そしてあれから時は流れて数年、昨日調子に乗って分厚い肉を食べた私は今、またもこうして仕事を早退してトイレでうずくまっているのである。なにもハプニングまではるばる巡ってこなくて良かったのに。数年ぶりなのは友人二人だけで十分だったのに。ここまでのご縁はいらなかったのに。
今の私には部屋の前まで来てくれる友人も足元に集まってくれる猫たちもいないし、恋人は仕事で夜まで帰ってこない。ただ一点あの頃よりマシなのは、私が今うずくまっているトイレには少なくともトイレットペーパーの予備があることである。
普段食べ慣れていない、高級かつ脂肪分の多いお肉を、普段食べ慣れていないからこそ「でも勿体無いし」と無理して食べきった結果がこれである。

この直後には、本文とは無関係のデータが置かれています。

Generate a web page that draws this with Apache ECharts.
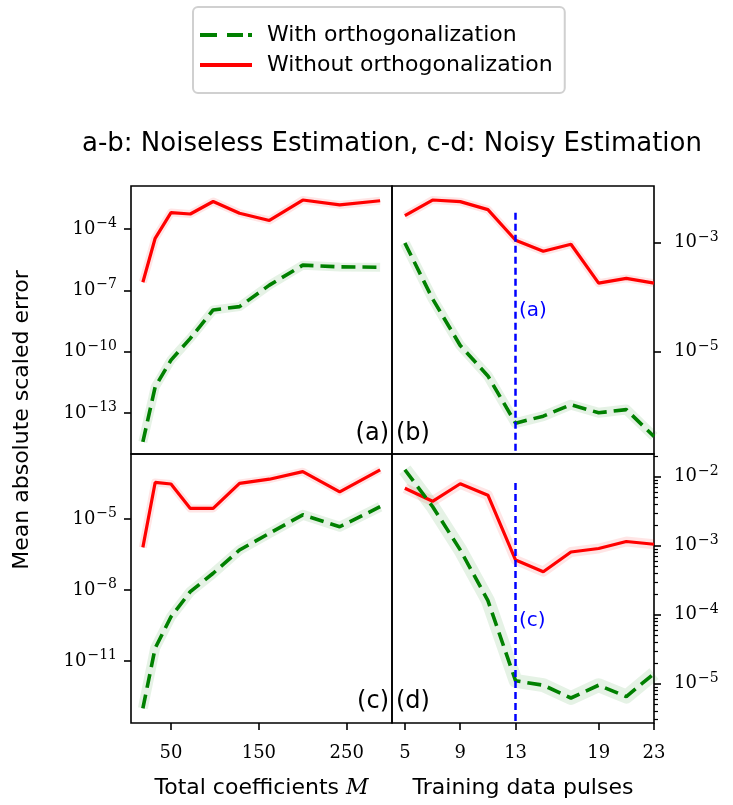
<!DOCTYPE html>
<html>
<head>
<meta charset="utf-8">
<script src="https://cdn.jsdelivr.net/npm/echarts@6/dist/echarts.min.js"></script>
<style>
html, body { margin: 0; padding: 0; background: #fff; }
#main { width: 733px; height: 805px; }
</style>
</head>
<body>
<div id="main"></div>
<script>
// x values
var coeffs = [18, 32, 50, 72, 98, 128, 162, 200, 242, 288];
var pulses = [5, 7, 9, 11, 13, 15, 17, 19, 21, 23];

// (a) noiseless, vs total coefficients
var aWith = [3.9e-15, 1.9e-12, 3.9e-11, 4.5e-10, 1.1e-8, 1.6e-8, 1.8e-7, 1.7e-6, 1.4e-6, 1.35e-6];
var aWithout = [2.5e-7, 3.5e-5, 6.3e-4, 5.4e-4, 2.2e-3, 5.9e-4, 2.6e-4, 2.6e-3, 1.5e-3, 2.4e-3];
// (b) noiseless, vs training pulses
var bWith = [9.8e-4, 9.3e-5, 1.3e-5, 3.6e-6, 4.9e-7, 6.6e-7, 1.07e-6, 7.6e-7, 8.7e-7, 2.8e-7];
var bWithout = [3.1e-3, 6.0e-3, 5.6e-3, 4.0e-3, 1.1e-3, 6.9e-4, 9.3e-4, 1.8e-4, 2.2e-4, 1.8e-4];
// (c) noisy, vs total coefficients
var cWith = [1.0e-13, 3.5e-11, 7.4e-10, 8.5e-9, 5.1e-8, 4.9e-7, 2.5e-6, 1.5e-5, 4.7e-6, 3.3e-5];
var cWithout = [6.3e-7, 3.5e-4, 3.0e-4, 2.8e-5, 2.8e-5, 3.2e-4, 4.8e-4, 1.0e-3, 1.4e-4, 1.2e-3];
// (d) noisy, vs training pulses
var dWith = [1.26e-2, 3.7e-3, 8.7e-4, 1.6e-4, 1.1e-5, 9.5e-6, 6.2e-6, 9.5e-6, 6.5e-6, 1.4e-5];
var dWithout = [6.8e-3, 4.4e-3, 7.9e-3, 5.4e-3, 6.2e-4, 4.2e-4, 8.1e-4, 9.1e-4, 1.15e-3, 1.05e-3];

// tick labels
var ticksA = [1e-13, 1e-10, 1e-7, 1e-4];
var ticksB = [1e-5, 1e-3];
var ticksC = [1e-11, 1e-8, 1e-5];
var ticksD = [1e-5, 1e-4, 1e-3, 1e-2];
var ticksM = [50, 150, 250];
var ticksPulses = [5, 9, 13, 19, 23];
var chosenPulses = 13;

var SANS = 'DejaVu Sans';
var SERIF = 'DejaVu Serif';

var yRanges = [[-15.0, -1.9], [-6.874, -1.965], [-13.62, -2.254], [-5.570, -1.671]];

var minorD = [];
for (var k = -6; k <= -2; k++) {
    for (var m = 2; m <= 9; m++) {
        var v = m * Math.pow(10, k);
        if (v > Math.pow(10, yRanges[3][0]) && v < Math.pow(10, yRanges[3][1])) minorD.push(v);
    }
}

function pow10Label(v) {
    var e = Math.round(Math.log10(v));
    return '{b|10}{e|\u2212' + (-e) + '}';
}
var powRich = {
    b: { fontFamily: SERIF, fontSize: 18, color: '#000' },
    e: { fontFamily: SERIF, fontSize: 14, color: '#000', padding: [0, 0, 11, 1] }
};

var grids = [
    { left: 131, top: 186, width: 261, height: 268 },
    { left: 392, top: 186, width: 262, height: 268 },
    { left: 131, top: 454, width: 261, height: 269 },
    { left: 392, top: 454, width: 262, height: 269 }
].map(function (g) {
    g.show = true;
    g.borderColor = '#000';
    g.borderWidth = 1.6;
    g.backgroundColor = 'transparent';
    return g;
});

function xAxis(idx, min, max, ticks) {
    return {
        type: 'value', gridIndex: idx, min: min, max: max,
        axisLine: { show: false }, splitLine: { show: false },
        axisTick: ticks ? { show: true, customValues: ticks, length: 7, lineStyle: { color: '#000', width: 1.6 } } : { show: false },
        axisLabel: ticks ? { show: true, customValues: ticks, margin: 21, fontFamily: SERIF, fontSize: 18, color: '#000' } : { show: false }
    };
}

function yAxis(idx, range, ticks, pos, margin) {
    return {
        type: 'log', logBase: 10, gridIndex: idx, position: pos,
        min: Math.pow(10, range[0]), max: Math.pow(10, range[1]),
        axisLine: { show: false }, splitLine: { show: false },
        axisTick: { show: true, customValues: ticks, length: 7, lineStyle: { color: '#000', width: 1.6 } },
        axisLabel: { show: true, customValues: ticks, margin: margin, formatter: pow10Label, rich: powRich }
    };
}

var xAxes = [
    xAxis(0, 4.5, 301.5, null),
    xAxis(1, 4.07, 23, null),
    xAxis(2, 4.5, 301.5, ticksM),
    xAxis(3, 4.07, 23, ticksPulses)
];
xAxes[2].name = 'Total coefficients {i|M}';
xAxes[3].name = 'Training data pulses';
[2, 3].forEach(function (i) {
    xAxes[i].nameLocation = 'middle';
    xAxes[i].nameGap = 54;
    xAxes[i].nameTextStyle = {
        fontFamily: SANS, fontSize: 22, color: '#000',
        rich: { i: { fontFamily: SERIF, fontStyle: 'italic', fontSize: 22, color: '#000' } }
    };
});

var yAxes = [
    yAxis(0, yRanges[0], ticksA, 'left', 14),
    yAxis(1, yRanges[1], ticksB, 'right', 20),
    yAxis(2, yRanges[2], ticksC, 'left', 14),
    yAxis(3, yRanges[3], ticksD, 'right', 20),
    {
        type: 'log', logBase: 10, gridIndex: 3, position: 'right',
        min: Math.pow(10, yRanges[3][0]), max: Math.pow(10, yRanges[3][1]),
        axisLine: { show: false }, splitLine: { show: false }, axisLabel: { show: false },
        axisTick: { show: true, customValues: minorD, length: 4, lineStyle: { color: '#000', width: 1.2 } }
    }
];

function pairs(xs, ys) {
    return xs.map(function (x, i) { return [x, ys[i]]; });
}

var series = [];
var panels = [
    [coeffs, aWith, aWithout, 9, 8],
    [pulses, bWith, bWithout, 10, 8],
    [coeffs, cWith, cWithout, 10, 8],
    [pulses, dWith, dWithout, 14, 10]
];
panels.forEach(function (p, i) {
    // translucent bands under the lines
    series.push({
        name: 'band-g' + i, type: 'line', xAxisIndex: i, yAxisIndex: i, data: pairs(p[0], p[1]),
        symbol: 'none', silent: true, z: 1,
        lineStyle: { color: 'rgba(0,128,0,0.1)', width: p[3], join: 'round' }
    });
    series.push({
        name: 'band-r' + i, type: 'line', xAxisIndex: i, yAxisIndex: i, data: pairs(p[0], p[2]),
        symbol: 'none', silent: true, z: 1,
        lineStyle: { color: 'rgba(255,0,0,0.1)', width: p[4], join: 'round' }
    });
    var red = {
        name: 'Without orthogonalization', type: 'line', xAxisIndex: i, yAxisIndex: i,
        data: pairs(p[0], p[2]), symbol: 'none', z: 3,
        lineStyle: { color: '#ff0000', width: 3.2 }, itemStyle: { color: '#ff0000' }
    };
    var green = {
        name: 'With orthogonalization', type: 'line', xAxisIndex: i, yAxisIndex: i,
        data: pairs(p[0], p[1]), symbol: 'none', z: 4,
        lineStyle: { color: '#008000', width: 3.6, type: [14, 7] }, itemStyle: { color: '#008000' }
    };
    if (i === 1 || i === 3) {
        var top = i === 1 ? 3.5e-3 : 8.1e-3;
        red.markLine = {
            silent: true, symbol: 'none', animation: false,
            label: { show: false },
            lineStyle: { color: '#0000ff', width: 2.5, type: [7, 4] },
            data: [[{ coord: [chosenPulses, top] }, { coord: [chosenPulses, Math.pow(10, yRanges[i][0])] }]]
        };
    }
    series.push(green, red);
});

function txt(x, y, s, size, align, color) {
    return {
        type: 'text', x: x, y: y, silent: true,
        style: { text: s, fontFamily: SANS, fontSize: size, fill: color || '#000', align: align, verticalAlign: 'middle' }
    };
}

var option = {
    animation: false,
    backgroundColor: '#fff',
    textStyle: { fontFamily: SANS },
    legend: {
        data: [
            { name: 'With orthogonalization', icon: 'path://M0,0h17v4h-17z M27,0h16v4h-16z M48,0h4v4h-4z' },
            { name: 'Without orthogonalization', icon: 'path://M0,0h52v4h-52z' }
        ],
        orient: 'vertical', left: 193, top: 7,
        padding: [17, 12, 17, 7],
        itemWidth: 52, itemHeight: 4, itemGap: 8,
        borderColor: '#d0d0d0', borderWidth: 2, borderRadius: 5,
        textStyle: { fontFamily: SANS, fontSize: 22, color: '#000', padding: [0, 0, 0, 10] }
    },
    grid: grids,
    xAxis: xAxes,
    yAxis: yAxes,
    series: series,
    graphic: [
        txt(392, 144, 'a-b: Noiseless Estimation, c-d: Noisy Estimation', 26, 'center'),
        {
            type: 'text', x: 22, y: 420, rotation: Math.PI / 2, silent: true,
            style: { text: 'Mean absolute scaled error', fontFamily: SANS, fontSize: 22, fill: '#000', align: 'center', verticalAlign: 'middle' }
        },
        txt(389, 434, '(a)', 24, 'right'),
        txt(396, 434, '(b)', 24, 'left'),
        txt(389, 702, '(c)', 24, 'right'),
        txt(396, 702, '(d)', 24, 'left'),
        txt(519, 311, '(a)', 20, 'left', '#0000ff'),
        txt(519, 621, '(c)', 20, 'left', '#0000ff')
    ]
};

var chart = echarts.init(document.getElementById('main'));
chart.setOption(option);
</script>
</body>
</html>
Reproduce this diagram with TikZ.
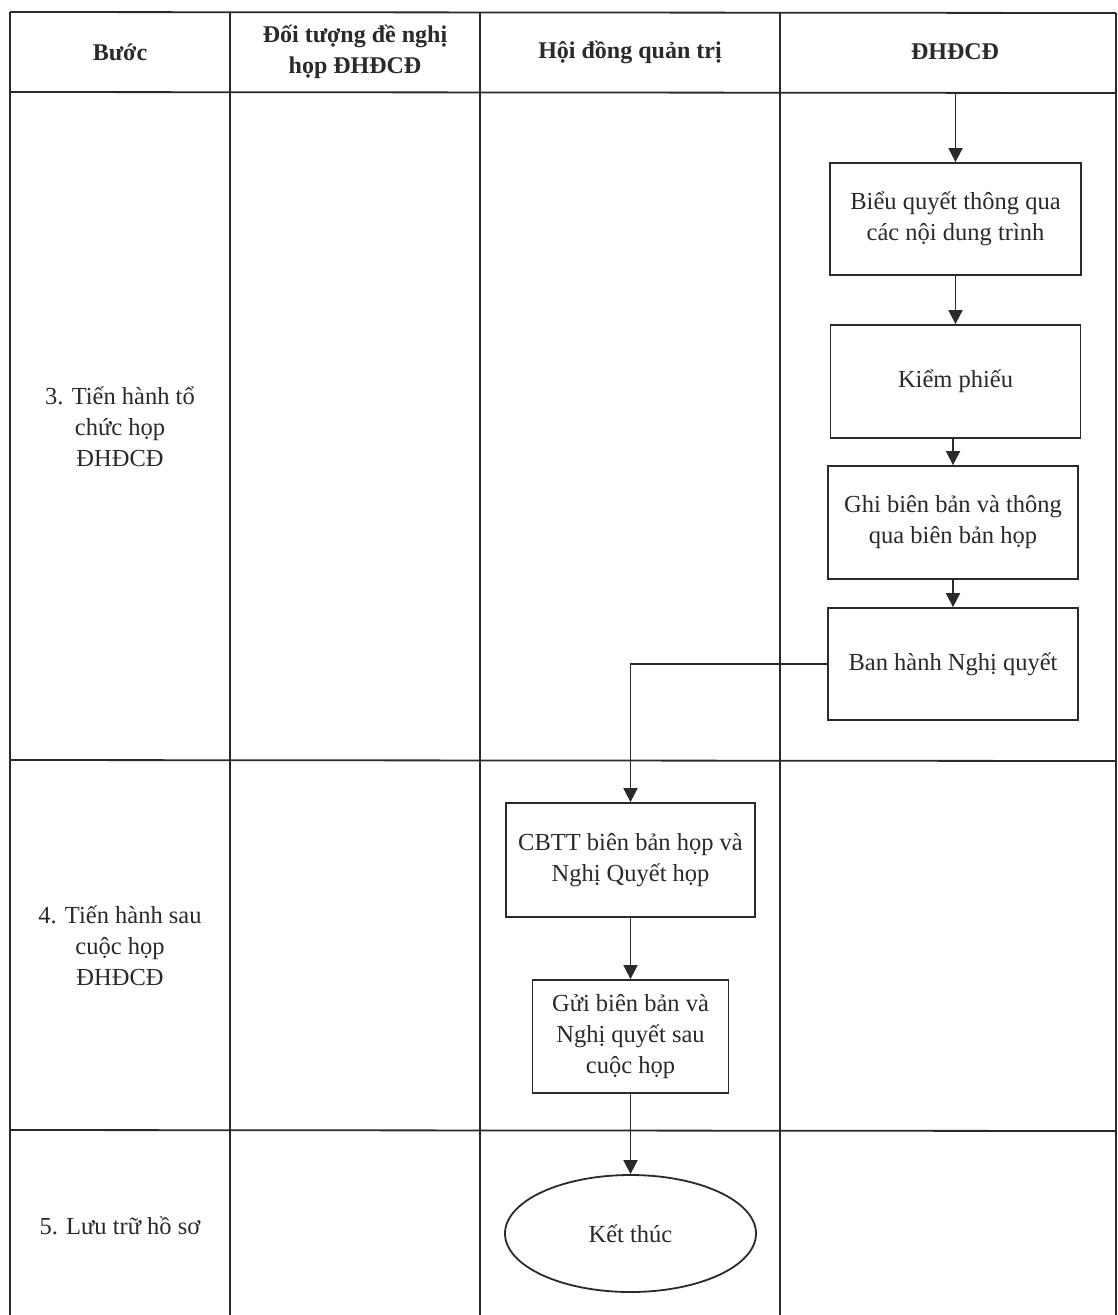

忘れるなかれ、己のボディが基本的に貧乏仕様であることを。
というかやっとロックダウンが明けたというのに、ATMでクレカ失くしたり分厚いお肉で体壊したりしてる自分本当なんなんだ。クラウチングスタート張り切りすぎて大失敗してるマリオカート初心者か。皆が一斉に走り出す中一人だけ黒煙上がって止まってる奴か。

唯一の成長は、こうなった時どうすれば快方に向かうかは分かっている点である。
一通り吐ききったら水を飲んで、胃に優しいものを食べて寝るしかない。
できれば「こうなった時」ではなく「こうなる前に」も学んでいるべきだったが、
なってしまったものはもう仕方ないので今後の自分に期待することにする。
現時点が底辺すぎて伸びしろがすごい。

とにかくお前は二度と海外で!調子に乗って!分厚い肉を食べるな!!
私は己の脳内にその教えを刻み込み、白い顔でひたすら水分を摂りつづけたのであった。